------ Dataset section ------

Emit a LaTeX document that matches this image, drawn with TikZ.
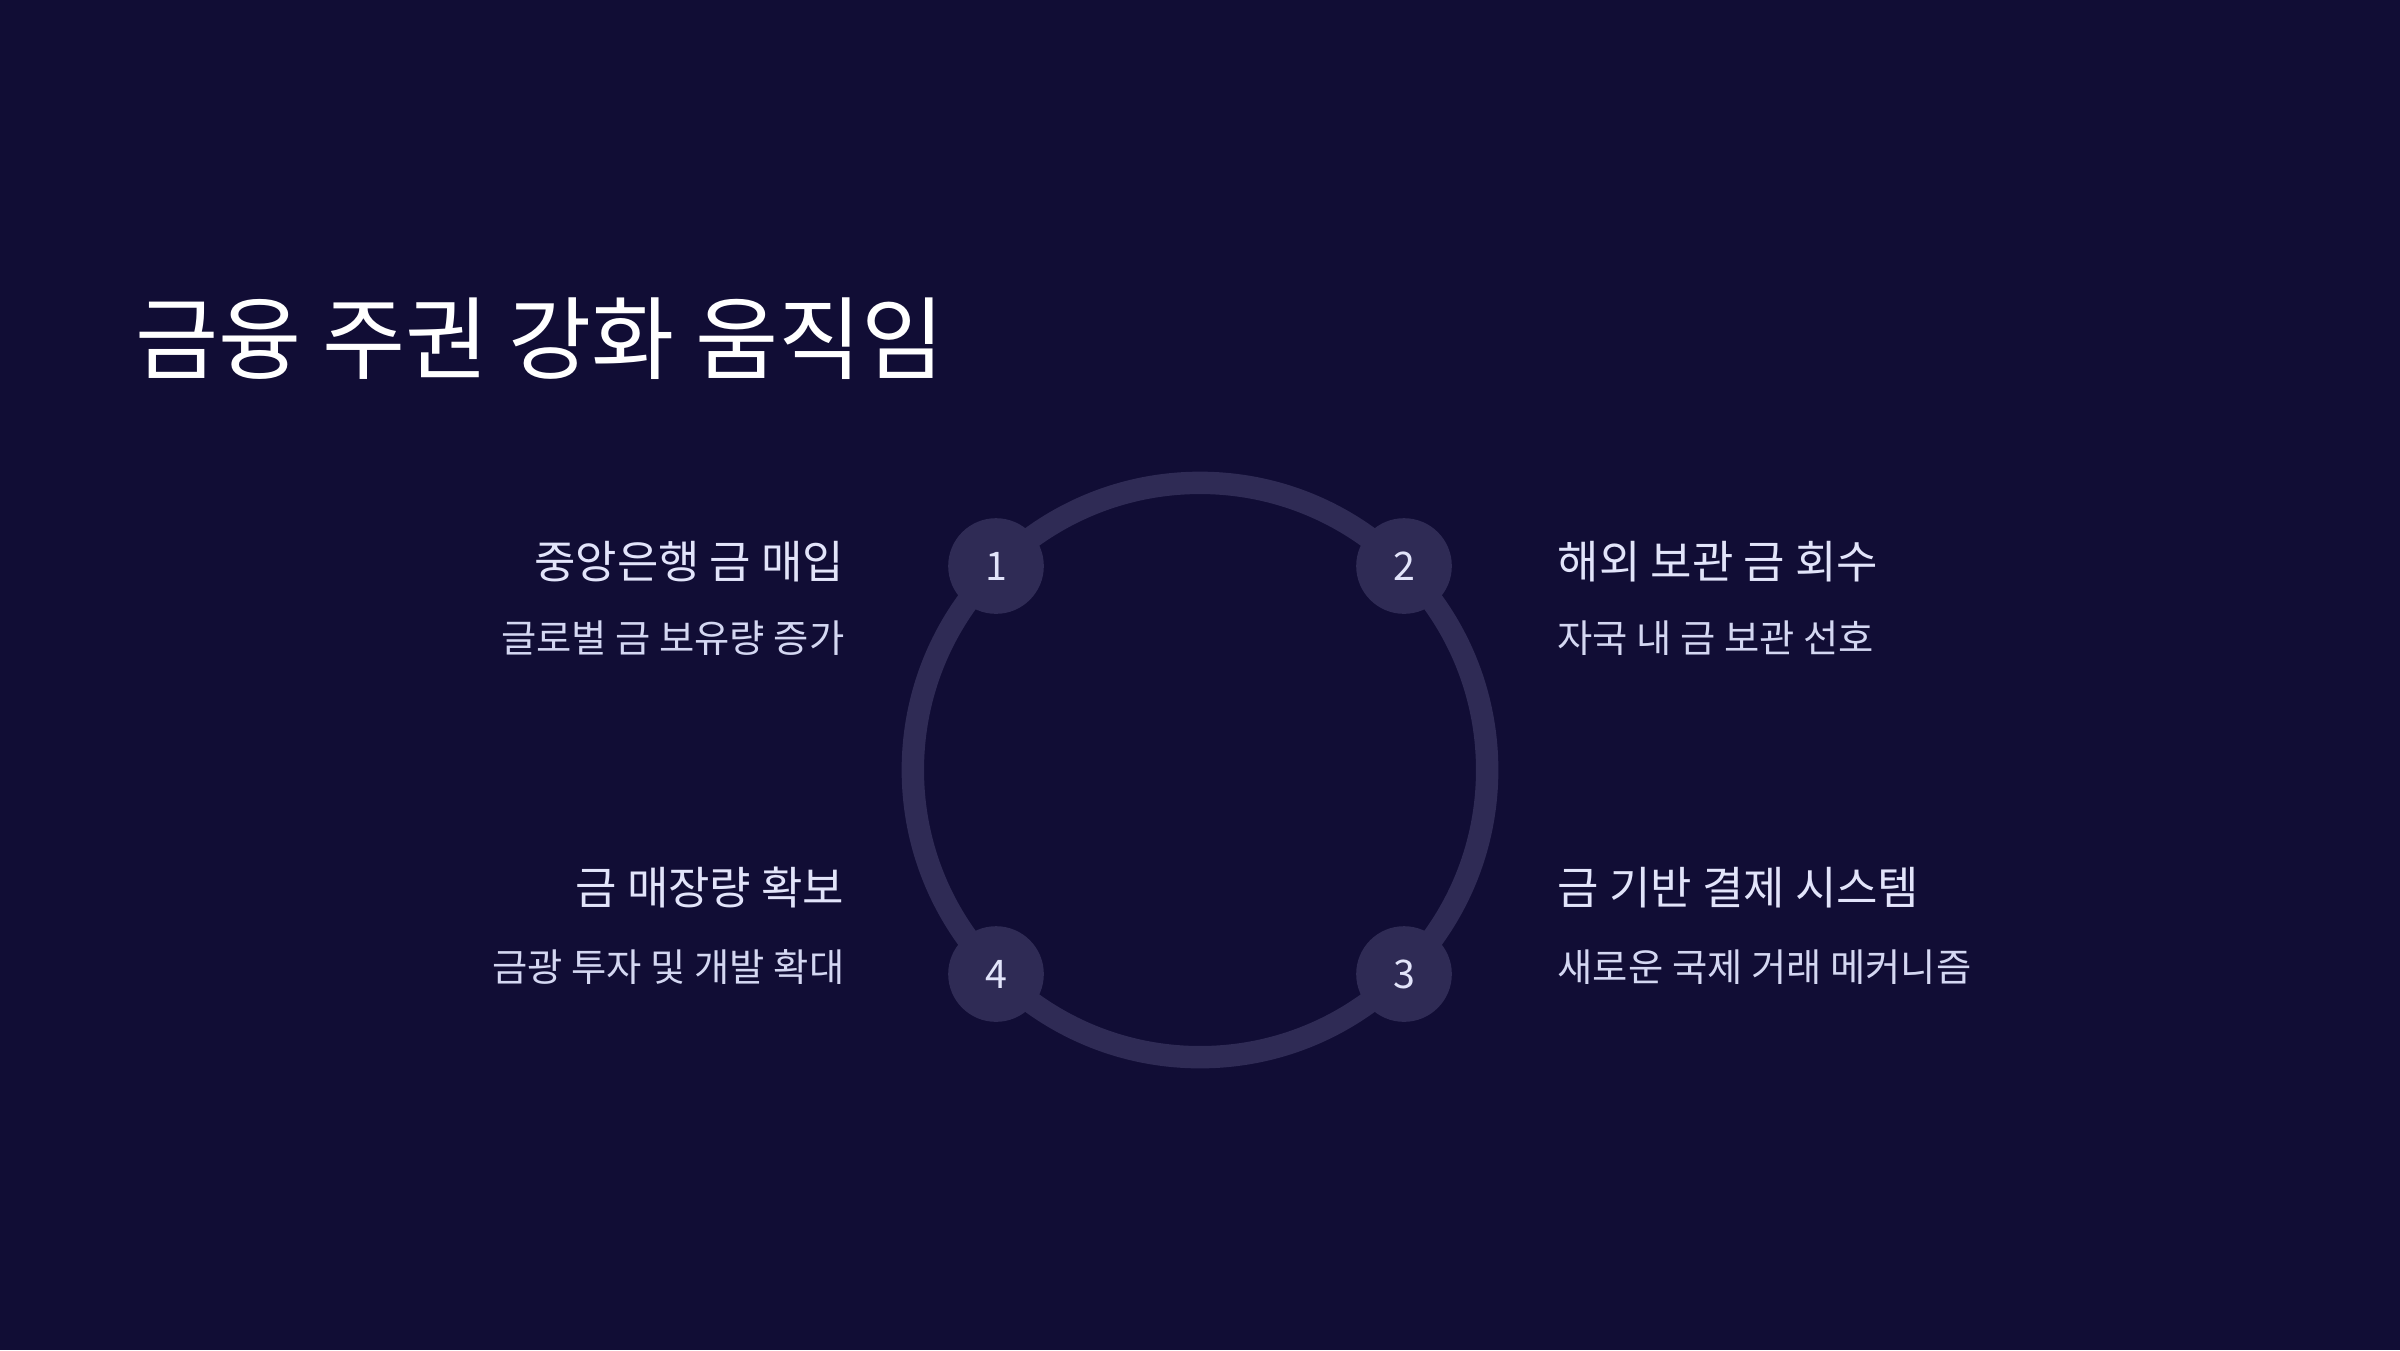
\documentclass[tikz,border=0pt]{standalone}
\usepackage{fontspec}
\setmainfont{Noto Sans CJK KR}
\definecolor{bg}{HTML}{110D35}
\definecolor{ringc}{HTML}{2F2B55}
\definecolor{headc}{HTML}{E2E4FA}
\definecolor{subc}{HTML}{D4D7F2}
\tikzset{
  ringline/.style={draw=ringc, line width=6.37pt},
  badge/.style={circle, fill=ringc, minimum size=0.956cm, inner sep=0pt, text=headc, font=\fontsize{11.2pt}{12pt}\selectfont},
  headl/.style={text=headc, font=\fontsize{12.8pt}{14pt}\selectfont, inner sep=0pt},
  subl/.style={text=subc, font=\fontsize{10.9pt}{12pt}\selectfont, inner sep=0pt},
}
\begin{document}
\begin{tikzpicture}[x=0.01cm,y=-0.01cm]
\useasboundingbox (0,0) rectangle (2400,1350);
\fill[bg] (0,0) rectangle (2400,1350);
\coordinate (c) at (1200,770);
\draw[ringline] (c) ++(0:2.87cm) arc[start angle=0, end angle=90, radius=2.87cm];
\draw[ringline] (c) ++(90:2.87cm) arc[start angle=90, end angle=180, radius=2.87cm];
\draw[ringline] (c) ++(180:2.87cm) arc[start angle=180, end angle=270, radius=2.87cm];
\draw[ringline] (c) ++(270:2.87cm) arc[start angle=270, end angle=360, radius=2.87cm];
\node[badge] (b1) at (996,566) {\raisebox{-0.03cm}{1}};
\node[badge] (b2) at (1404,566) {\raisebox{-0.03cm}{2}};
\node[badge] (b3) at (1404,974) {\raisebox{-0.03cm}{3}};
\node[badge] (b4) at (996,974) {\raisebox{-0.03cm}{4}};
\node[anchor=base west, text=white, font=\fontsize{25.7pt}{30pt}\selectfont, inner sep=0pt] (title) at (135,372) {금융 주권 강화 움직임};
\node[headl, anchor=base east] (h1) at (845,578) {중앙은행 금 매입};
\node[subl, anchor=base east] (s1) at (845,652) {글로벌 금 보유량 증가};
\node[headl, anchor=base west] (h2) at (1557,578) {해외 보관 금 회수};
\node[subl, anchor=base west] (s2) at (1557,652) {자국 내 금 보관 선호};
\node[headl, anchor=base west] (h3) at (1557,904) {금 기반 결제 시스템};
\node[subl, anchor=base west] (s3) at (1557,981) {새로운 국제 거래 메커니즘};
\node[headl, anchor=base east] (h4) at (845,904) {금 매장량 확보};
\node[subl, anchor=base east] (s4) at (845,981) {금광 투자 및 개발 확대};
\end{tikzpicture}
\end{document}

------

■ Exercise: Return each line from the material above exactly, but not the pictures.

■ Completed task:
Emit a LaTeX document that matches this image, drawn with TikZ.
\documentclass[tikz,border=0pt]{standalone}
\usepackage{fontspec}
\setmainfont{Noto Sans CJK KR}
\definecolor{bg}{HTML}{110D35}
\definecolor{ringc}{HTML}{2F2B55}
\definecolor{headc}{HTML}{E2E4FA}
\definecolor{subc}{HTML}{D4D7F2}
\tikzset{
  ringline/.style={draw=ringc, line width=6.37pt},
  badge/.style={circle, fill=ringc, minimum size=0.956cm, inner sep=0pt, text=headc, font=\fontsize{11.2pt}{12pt}\selectfont},
  headl/.style={text=headc, font=\fontsize{12.8pt}{14pt}\selectfont, inner sep=0pt},
  subl/.style={text=subc, font=\fontsize{10.9pt}{12pt}\selectfont, inner sep=0pt},
}
\begin{document}
\begin{tikzpicture}[x=0.01cm,y=-0.01cm]
\useasboundingbox (0,0) rectangle (2400,1350);
\fill[bg] (0,0) rectangle (2400,1350);
\coordinate (c) at (1200,770);
\draw[ringline] (c) ++(0:2.87cm) arc[start angle=0, end angle=90, radius=2.87cm];
\draw[ringline] (c) ++(90:2.87cm) arc[start angle=90, end angle=180, radius=2.87cm];
\draw[ringline] (c) ++(180:2.87cm) arc[start angle=180, end angle=270, radius=2.87cm];
\draw[ringline] (c) ++(270:2.87cm) arc[start angle=270, end angle=360, radius=2.87cm];
\node[badge] (b1) at (996,566) {\raisebox{-0.03cm}{1}};
\node[badge] (b2) at (1404,566) {\raisebox{-0.03cm}{2}};
\node[badge] (b3) at (1404,974) {\raisebox{-0.03cm}{3}};
\node[badge] (b4) at (996,974) {\raisebox{-0.03cm}{4}};
\node[anchor=base west, text=white, font=\fontsize{25.7pt}{30pt}\selectfont, inner sep=0pt] (title) at (135,372) {금융 주권 강화 움직임};
\node[headl, anchor=base east] (h1) at (845,578) {중앙은행 금 매입};
\node[subl, anchor=base east] (s1) at (845,652) {글로벌 금 보유량 증가};
\node[headl, anchor=base west] (h2) at (1557,578) {해외 보관 금 회수};
\node[subl, anchor=base west] (s2) at (1557,652) {자국 내 금 보관 선호};
\node[headl, anchor=base west] (h3) at (1557,904) {금 기반 결제 시스템};
\node[subl, anchor=base west] (s3) at (1557,981) {새로운 국제 거래 메커니즘};
\node[headl, anchor=base east] (h4) at (845,904) {금 매장량 확보};
\node[subl, anchor=base east] (s4) at (845,981) {금광 투자 및 개발 확대};
\end{tikzpicture}
\end{document}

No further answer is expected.